The Torturing Death of Sylvia Marie Likens
The Letter Before End
Then Gertrude and Paula forced Sylvia to write a letter to her parents. Sylvia started to begin the note like the one she had previously been forced to write, "Dear Mom and Dad" but Mrs. Wright told her to stop and made her start over with the peculiar salutation "To Mr. and Mrs. Likens." After Sylvia's death, Mrs. Wright would turn over this letter to a cop. She would tell him that Sylvia had been absent from her house for a few days, then wandered into the backyard, clutching this epistle. The unsigned note read, in part, as follows.
To Mr. and Mrs. Likens:
I went with a gang of boys in the middle of the night. And they said that they would pay me if I would give them something so I got in the car and they all got what they wanted ... and when they got finished they beat me up and left sores on my face and all over my body.
And they also put on my stomach, I am a prostitute and proud of it.
I have done just about everything that I could do just to make Gertie mad and cause [sic] Gertie more money than she's got. I've tore up a new mattress and peaed [sic] on it. I have also cost Gertie doctor bills that she really can't pay and made Gertie a nervous wreck and all her kids. . . .
Mrs. Wright discussed having someone drop Sylvia in a waste lot. She told John and Jenny that they were going to do this chore that but, before they could, Sylvia made an escape attempt. The hideously mutilated and weakened girl ran to the front door. Gertrude ran after her, catching her just as Sylvia was about to make it to the porch. Then Mrs. Wright dragged her to the kitchen and offered the girl some toast. The sick youngster said she couldn't swallow. Infuriated, Mrs. Wright beat her across the mouth with a curtain rod.

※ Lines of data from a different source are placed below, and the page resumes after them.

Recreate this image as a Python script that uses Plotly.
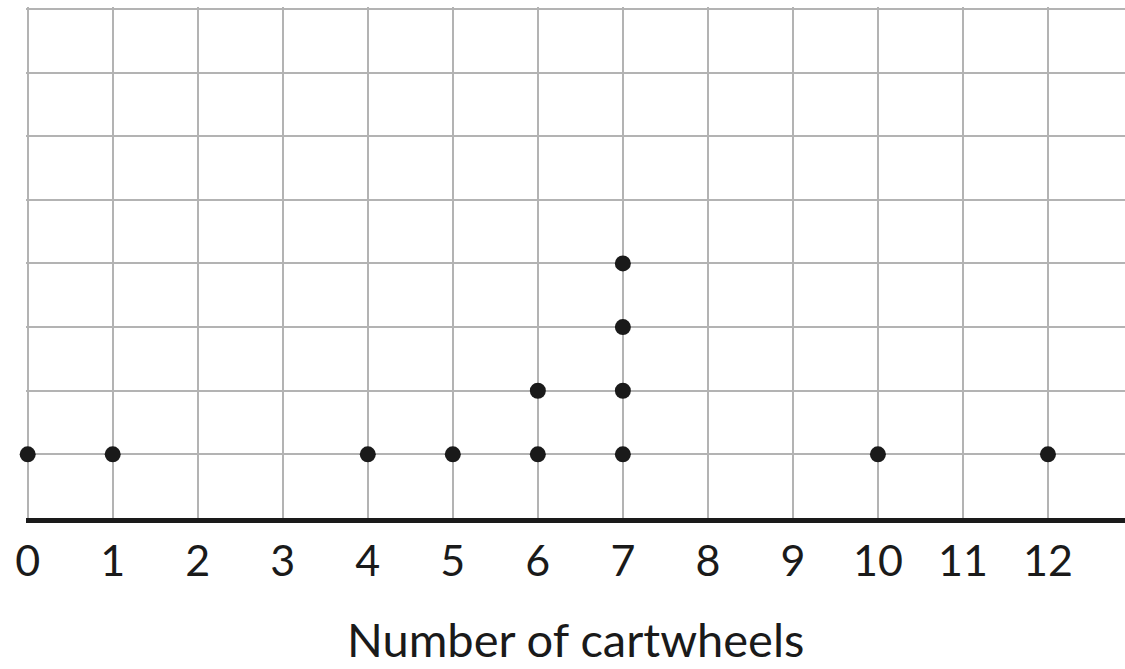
import plotly.graph_objects as go
from collections import Counter

# Data: number of cartwheels per person
cartwheels = [0, 1, 4, 5, 6, 6, 7, 7, 7, 7, 10, 12]
x_ticks = list(range(0, 13))
x_label = "Number of cartwheels"

# Stack the dots
xs, ys = [], []
seen = Counter()
for v in cartwheels:
    seen[v] += 1
    xs.append(v)
    ys.append(seen[v])

fig = go.Figure()
fig.add_trace(go.Scatter(
    x=xs, y=ys, mode="markers",
    marker=dict(size=16, color="#1a1a1a"),
    cliponaxis=False,
    showlegend=False, hoverinfo="skip",
))

fig.update_layout(
    width=1125, height=669,
    margin=dict(l=26, r=0, t=7, b=151, autoexpand=False),
    plot_bgcolor="white", paper_bgcolor="white",
    font=dict(family="Lato, sans-serif", color="#1a1a1a"),
    xaxis=dict(
        range=[-0.02, 12.906],
        tickmode="array", tickvals=x_ticks, ticktext=[str(t) for t in x_ticks],
        tickfont=dict(size=43, color="#1a1a1a"),
        showgrid=True, gridcolor="#b3b3b3", gridwidth=2,
        zeroline=False,
        showline=True, linecolor="#1a1a1a", linewidth=5,
        ticks="outside", ticklen=1, tickcolor="rgba(0,0,0,0)",
        automargin=False,
    ),
    yaxis=dict(
        range=[0, 8.03],
        tickvals=list(range(0, 9)),
        showticklabels=False,
        showgrid=True, gridcolor="#b3b3b3", gridwidth=2,
        zeroline=False, showline=False,
    ),
    annotations=[dict(
        text=x_label, xref="paper", yref="paper", x=0.5, y=0,
        xanchor="center", yanchor="middle", yshift=-121, showarrow=False,
        font=dict(size=47, color="#1a1a1a"),
    )],
)

fig.write_html("out.html", config={"displayModeBar": False},
               post_script="document.body.style.margin='0';")
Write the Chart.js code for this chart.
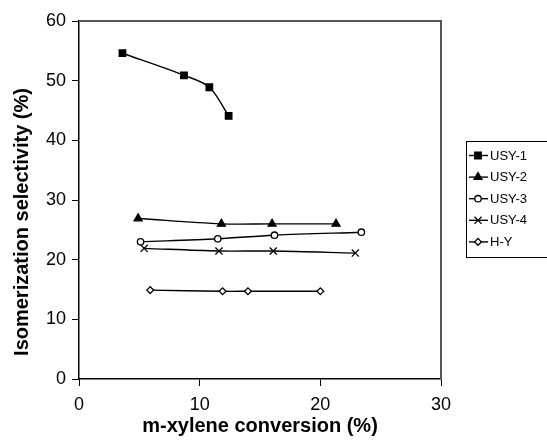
<!DOCTYPE html>
<html>
<head>
<meta charset="utf-8">
<script src="https://cdn.jsdelivr.net/npm/chart.js@4.4.1/dist/chart.umd.min.js"></script>
<style>
html,body{margin:0;padding:0;background:#fff;}
canvas{display:block;}
</style>
</head>
<body>
<canvas id="c" width="547" height="442"></canvas>
<script>
// ---- data ----
const seriesNames = ['USY-1', 'USY-2', 'USY-3', 'USY-4', 'H-Y'];
const xUSY1 = [3.6, 8.7, 10.8, 12.4];
const yUSY1 = [54.6, 50.9, 48.9, 44.1];
const xUSY2 = [4.9, 11.8, 16.0, 21.3];
const yUSY2 = [26.9, 26.0, 26.0, 26.0];
const xUSY3 = [5.1, 11.5, 16.2, 23.4];
const yUSY3 = [23.0, 23.5, 24.1, 24.6];
const xUSY4 = [5.4, 11.6, 16.1, 22.9];
const yUSY4 = [21.9, 21.45, 21.45, 21.1];
const xHY = [5.9, 11.9, 14.0, 20.0];
const yHY = [14.9, 14.7, 14.7, 14.7];
const xTicks = [0, 10, 20, 30];
const yTicks = [0, 10, 20, 30, 40, 50, 60];
const xTitle = 'm-xylene conversion (%)';
const yTitle = 'Isomerization selectivity (%)';

const FONT = "'Liberation Sans', Arial, Helvetica, sans-serif";
const pts = (xs, ys) => xs.map((x, i) => ({x: x, y: ys[i]}));

const styles = [
  {pointStyle: 'rect', pointRadius: 4.6, pointBackgroundColor: '#000'},
  {pointStyle: 'triangle', pointRadius: 4.6, pointBackgroundColor: '#000'},
  {pointStyle: 'circle', pointRadius: 3.2, pointBackgroundColor: '#fff'},
  {pointStyle: 'crossRot', pointRadius: 5, pointBackgroundColor: '#000'},
  {pointStyle: 'rectRot', pointRadius: 3.4, pointBackgroundColor: '#fff'}
];
const allData = [
  pts(xUSY1, yUSY1), pts(xUSY2, yUSY2), pts(xUSY3, yUSY3), pts(xUSY4, yUSY4), pts(xHY, yHY)
];

const datasets = seriesNames.map((name, i) => Object.assign({
  label: name,
  data: allData[i],
  showLine: true,
  borderColor: '#000',
  borderWidth: 1.4,
  pointBorderColor: '#000',
  pointBorderWidth: 1.3,
  tension: 0.33,
  fill: false
}, styles[i]));

const frame = {
  id: 'frame',
  beforeDatasetsDraw(chart) {
    const {ctx, chartArea: a} = chart;
    ctx.save();
    ctx.strokeStyle = '#555';
    ctx.lineWidth = 2;
    ctx.beginPath();
    ctx.moveTo(a.left, a.top);
    ctx.lineTo(a.right, a.top);
    ctx.lineTo(a.right, a.bottom);
    ctx.stroke();
    ctx.restore();
  },
  afterDraw(chart) {
    const ctx = chart.ctx;
    // y axis title
    ctx.save();
    ctx.translate(22, 222);
    ctx.rotate(-Math.PI / 2);
    ctx.font = 'bold 20px ' + FONT;
    ctx.fillStyle = '#000';
    ctx.textAlign = 'center';
    ctx.textBaseline = 'middle';
    ctx.fillText(yTitle, 0, 0);
    ctx.restore();
    // legend
    ctx.save();
    ctx.strokeStyle = '#000';
    ctx.lineWidth = 1;
    ctx.strokeRect(466.5, 141.5, 120, 116);
    chart.data.datasets.forEach((ds, i) => {
      const y = 155.5 + i * 21.6;
      ctx.strokeStyle = '#000';
      ctx.lineWidth = 1.4;
      ctx.beginPath();
      ctx.moveTo(469, y);
      ctx.lineTo(488, y);
      ctx.stroke();
      ctx.fillStyle = ds.pointBackgroundColor;
      ctx.strokeStyle = '#000';
      ctx.lineWidth = ds.pointBorderWidth;
      Chart.helpers.drawPoint(ctx, {pointStyle: ds.pointStyle, radius: ds.pointRadius, rotation: 0, borderWidth: ds.pointBorderWidth}, 478, y);
      ctx.fillStyle = '#000';
      ctx.font = '13px ' + FONT;
      ctx.textAlign = 'left';
      ctx.textBaseline = 'middle';
      ctx.fillText(ds.label, 490, y + 0.5);
    });
    ctx.restore();
  }
};

new Chart(document.getElementById('c'), {
  type: 'scatter',
  data: {datasets: datasets},
  plugins: [frame],
  options: {
    responsive: false,
    animation: false,
    devicePixelRatio: 1,
    layout: {padding: {left: 0, right: 106, top: 21, bottom: 0}},
    plugins: {legend: {display: false}, tooltip: {enabled: false}},
    scales: {
      x: {
        type: 'linear', min: 0, max: 30,
        afterBuildTicks(s) { s.ticks = xTicks.map(v => ({value: v})); },
        afterFit(s) { s.height = 63; },
        grid: {drawOnChartArea: false, drawTicks: true, tickLength: 7, color: '#000', lineWidth: 1},
        border: {display: true, color: '#000', width: 1.5},
        ticks: {color: '#000', font: {family: FONT, size: 18}, padding: 8, maxRotation: 0},
        title: {display: true, text: xTitle, color: '#000', font: {family: FONT, size: 20, weight: 'bold'}, padding: {top: 0, bottom: 4}}
      },
      y: {
        type: 'linear', min: 0, max: 60,
        afterBuildTicks(s) { s.ticks = yTicks.map(v => ({value: v})); },
        afterFit(s) { s.width = 79; },
        grid: {drawOnChartArea: false, drawTicks: true, tickLength: 7, color: '#000', lineWidth: 1},
        border: {display: true, color: '#000', width: 1.5},
        ticks: {color: '#000', font: {family: FONT, size: 18}, padding: 6},
        title: {display: false}
      }
    }
  }
});
</script>
</body>
</html>
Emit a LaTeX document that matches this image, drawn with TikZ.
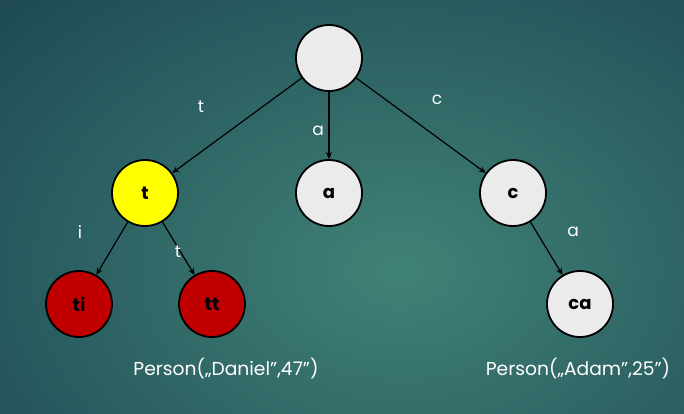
\documentclass[tikz,border=0pt]{standalone}
\usepackage{fontspec}
\setmainfont{Poppins}
\usetikzlibrary{arrows.meta}
\definecolor{bgD}{HTML}{1A4251}
\definecolor{bgL}{HTML}{408276}
\definecolor{knotF}{HTML}{EBEBEB}
\definecolor{hitF}{HTML}{FFFF00}
\definecolor{leafF}{HTML}{C00000}
\tikzset{
  knot/.style={circle, draw=black, line width=1.8pt, fill=knotF, minimum size=66pt, inner sep=0pt,
               font=\fontsize{18}{18}\selectfont\bfseries},
  hit/.style={knot, fill=hitF},
  leaf/.style={knot, fill=leafF},
  arr/.style={-{Stealth[length=7pt,width=6pt]}, draw=black, line width=1.2pt},
  lab/.style={text=white, font=\fontsize{17}{17}\selectfont, inner sep=1pt},
  val/.style={text=white, font=\fontsize{18.7}{19}\selectfont, inner sep=1pt},
}

\begin{document}
\begin{tikzpicture}[x=1pt, y=-1pt]
\useasboundingbox (0,0) rectangle (684,413);
\begin{scope}
\clip (0,0) rectangle (684,413);
\shade[inner color=bgL, outer color=bgD] (-220,-170) rectangle (1020,710);
\end{scope}
% trie nodes
\node[knot] (R)  at (329,58)  {};
\node[hit]  (T)  at (145,193) {t};
\node[knot] (A)  at (329,193) {a};
\node[knot] (C)  at (513,193) {c};
\node[leaf] (TI) at (79,304)  {ti};
\node[leaf] (TT) at (212,304) {tt};
\node[knot] (CA) at (580,304) {ca};
% edges
\draw[arr] (R) -- (T);
\draw[arr] (R) -- (A);
\draw[arr] (R) -- (C);
\draw[arr] (T) -- (TI);
\draw[arr] (T) -- (TT);
\draw[arr] (C) -- (CA);
% edge letters
\node[lab] (lt)  at (201,107) {t};
\node[lab] (la)  at (318,131) {a};
\node[lab] (lc)  at (437,100) {c};
\node[lab] (li)  at (80,232)  {i};
\node[lab] (ltt) at (178,252) {t};
\node[lab] (lca) at (573,232) {a};
% stored values
\node[val] (vD) at (226,368) {Person(„Daniel”,47”)};
\node[val] (vA) at (578,368) {Person(„Adam”,25”)};
\end{tikzpicture}
\end{document}
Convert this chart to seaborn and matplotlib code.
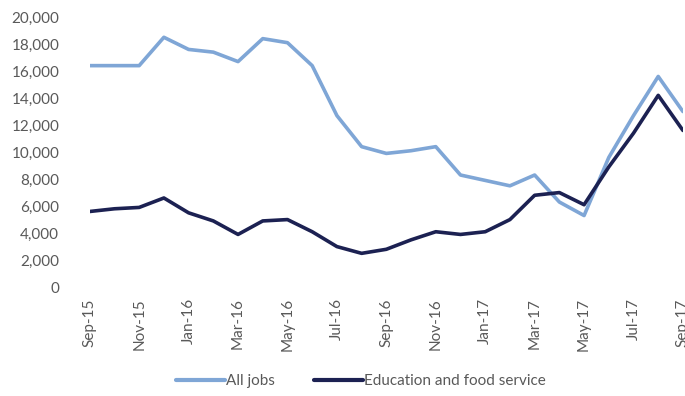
import matplotlib
matplotlib.use("Agg")
import matplotlib.pyplot as plt
import pandas as pd
import seaborn as sns

months = ["Sep-15", "Oct-15", "Nov-15", "Dec-15", "Jan-16", "Feb-16", "Mar-16",
          "Apr-16", "May-16", "Jun-16", "Jul-16", "Aug-16", "Sep-16", "Oct-16",
          "Nov-16", "Dec-16", "Jan-17", "Feb-17", "Mar-17", "Apr-17", "May-17",
          "Jun-17", "Jul-17", "Aug-17", "Sep-17"]

all_jobs = [16400, 16400, 16400, 18500, 17600, 17400, 16700, 18400, 18100, 16400,
            12700, 10400, 9900, 10100, 10400, 8300, 7900, 7500, 8300, 6300,
            5300, 9600, 12700, 15600, 13000]

education_food = [5600, 5800, 5900, 6600, 5500, 4900, 3900, 4900, 5000, 4100,
                  3000, 2500, 2800, 3500, 4100, 3900, 4100, 5000, 6800, 7000,
                  6100, 8900, 11400, 14200, 11600]

series_names = ["All jobs", "Education and food service"]
colors = ["#7FA6D6", "#1C2152"]

df = pd.DataFrame({
    "idx": list(range(len(months))) * 2,
    "value": all_jobs + education_food,
    "series": [series_names[0]] * len(months) + [series_names[1]] * len(months),
})

sns.set_style("white")
plt.rcParams["font.family"] = ["Lato", "DejaVu Sans"]

fig = plt.figure(figsize=(6.85, 3.96), dpi=100)
ax = fig.add_axes([0.131, 0.275, 0.866, 0.682])

sns.lineplot(data=df, x="idx", y="value", hue="series", palette=colors,
             linewidth=2.6, ax=ax, legend=False)

ax.set_xlim(0, 24)
ax.set_ylim(0, 20000)
ax.set_yticks(range(0, 20001, 2000))
ax.set_yticklabels([f"{v:,}" for v in range(0, 20001, 2000)])
ax.set_xticks(range(0, len(months), 2))
ax.set_xticklabels(months[::2], rotation=90)
ax.tick_params(axis="both", length=0, colors="#595959", labelsize=11)
ax.tick_params(axis="y", pad=22)
ax.tick_params(axis="x", pad=8)
ax.set_xlabel("")
ax.set_ylabel("")
for s in ax.spines.values():
    s.set_visible(False)

handles = [plt.Line2D([], [], color=c, linewidth=3) for c in colors]
fig.legend(handles, series_names, loc="lower center", bbox_to_anchor=(0.527, -0.015),
           ncol=2, frameon=False, fontsize=11, handlelength=3.2, handletextpad=0.05,
           columnspacing=2.6, labelcolor="#595959")

fig.savefig("out.png", dpi=100)
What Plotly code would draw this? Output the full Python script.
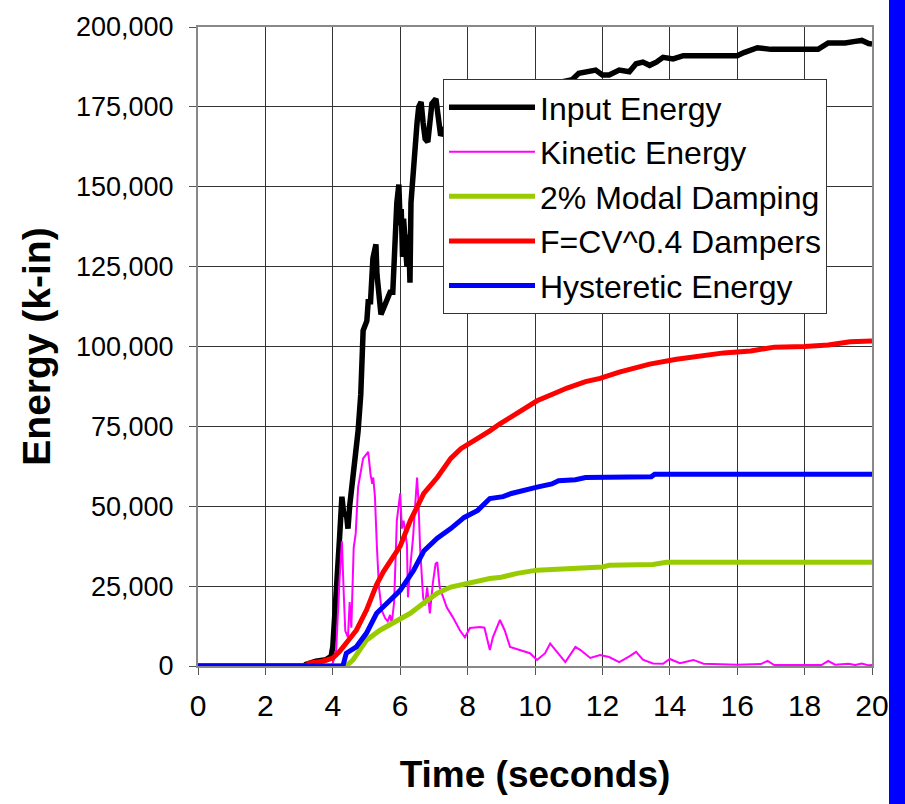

Twelve-year-old John Baniszewski tied Sylvia up in the basement. Apparently, not wanting her young charge to die — at least not until she was elsewhere — Gertrude went down to the basement with an offer of crackers.
"Give it to the dog," Sylvia told her captor, "It's hungrier than I am." Perhaps Sylvia felt she had nothing left to lose and, so, was defiant. Or perhaps the horror of the words branded upon her had sapped her will to live. Mrs. Wright repeatedly punched the girl in the stomach.
The next day was Sunday, October 24. Gertrude and John both beat the girl. Mrs. Wright swung at Sylvia with a chair but it broke before it hit her. The frazzled woman then tried to hit Sylvia with the paddle but hit herself instead, blackening her own eye. Then Coy Hubbard stopped by and hit Sylvia in the head with a broomstick, knocking her unconscious.
During the night, Sylvia repeatedly pounded on the floor of her basement-prison with a shovel; neighbors were disturbed and considered calling the cops to complain about the noise but did not.
The next day, Sylvia was taken upstairs for a final — non-torturous — bath. She was placed in the tub clothed. When taken out of it, Stephanie and Ricky realized that Sylvia was not breathing. Stephanie attempted to give Sylvia mouth-to-mouth resuscitation. It did no good.
Sylvia was dead.
Mrs. Wright told Ricky to call the cops. He had to go to a pay phone since Gertrude's home did not have a telephone. When the police got to the house, a frantic Mrs. Wright handed them the letter quoted above, hoping it would absolve her of blame for the battered corpse lying on a mattress. However, before the officer had a chance to read it, a grieving and terrified Jenny Likens whispered to him, "Get me out of here and I'll tell you everything."